こうした状況を踏まえて、慎重派だった河野太郎氏をはじめ、与野党で原発の活用に一定の理解を示す候補者が増えてきているようです。そうでないと電力不足を理由としてデータセンターが海外に移転してしまったり、AIに対する投資が日本から他の国に逃げてしまうといったことが懸念されるんですね。

この「AIに対する投資」ということでは、ここのところ期待が持てるニュースが続いているので、最後にそのお話もしたいと思います。

ところで「サカナAI」という会社はご存じでしょうか?サカナAIというのは、2023年7月に東京に設立されたばかり、設立1年ちょっとという会社です。しかしそんな新しい会社であるにも関わらず、この会社の評価額は10億ドルを超えているそうで、「ユニコーン」と呼ばれる非常に希少な急成長企業として急速に名前を知られてきています。

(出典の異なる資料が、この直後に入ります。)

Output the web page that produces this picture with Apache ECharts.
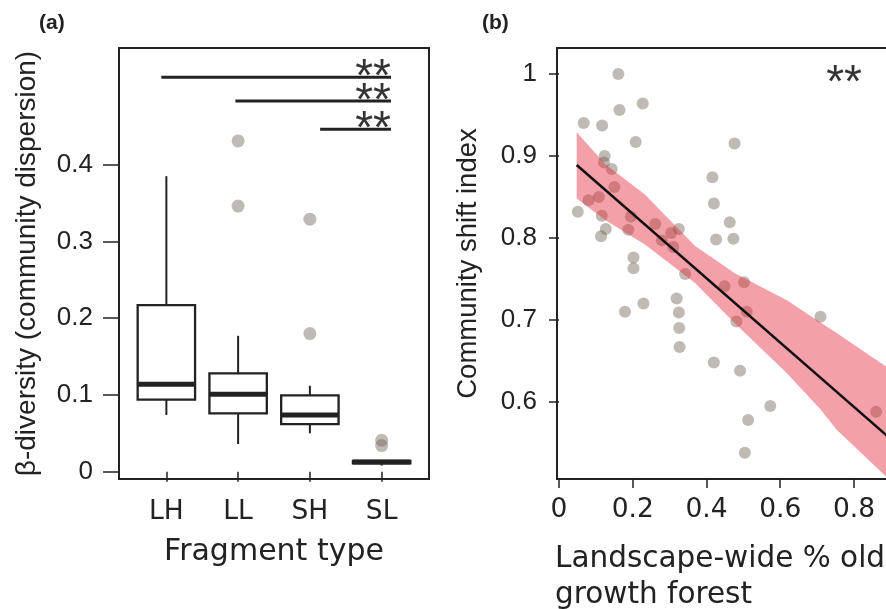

その理由は、この会社の創業者がいまの生成AIブームを作ってきたGoogleのAI研究者たちであるということがひとつ、そして彼らが、単独のAIによって問題を解決するのではなく、複数のAIが魚の群れのように集まって協力して問題を解決するというユニークなアプローチをとっているということにあるそうです。技術的なことは私もまだ深くは理解できていませんが、サカナAIは莫大な資金や巨大なデータセンター、莫大な電力を使わなくても効率的にAI開発をできる道を切りひらいていっているということのようです。

今月に入ってから、このサカナAIについて2件の大きなニュースがありました。1つは、世界トップの半導体メーカーであるエヌヴィディア(NVIDIA)など米国企業から200億円の資金調達をしたというニュースです。NVIDIAはサカナAIの大株主となり、今後は研究開発などで協業を進めていくことになりました。さらに、日本国内の企業からも合計100億円程度の資金を調達するというニュースが流れました。出資するのは3つのメガバンクや生命保険、証券会社、商社、IT、通信会社など10社です。今月だけで300億円を調達しているということになるわけで、期待の大きさを感じますね。

以上、今日は膨らむAIへの期待と電力問題についてお話ししました。AIの普及によって電力政策がどう変わっていくのか、また、新しいアプローチで効率的にAIを開発する企業が急成長していくのか、ひきつづき見守っていきたいと思います。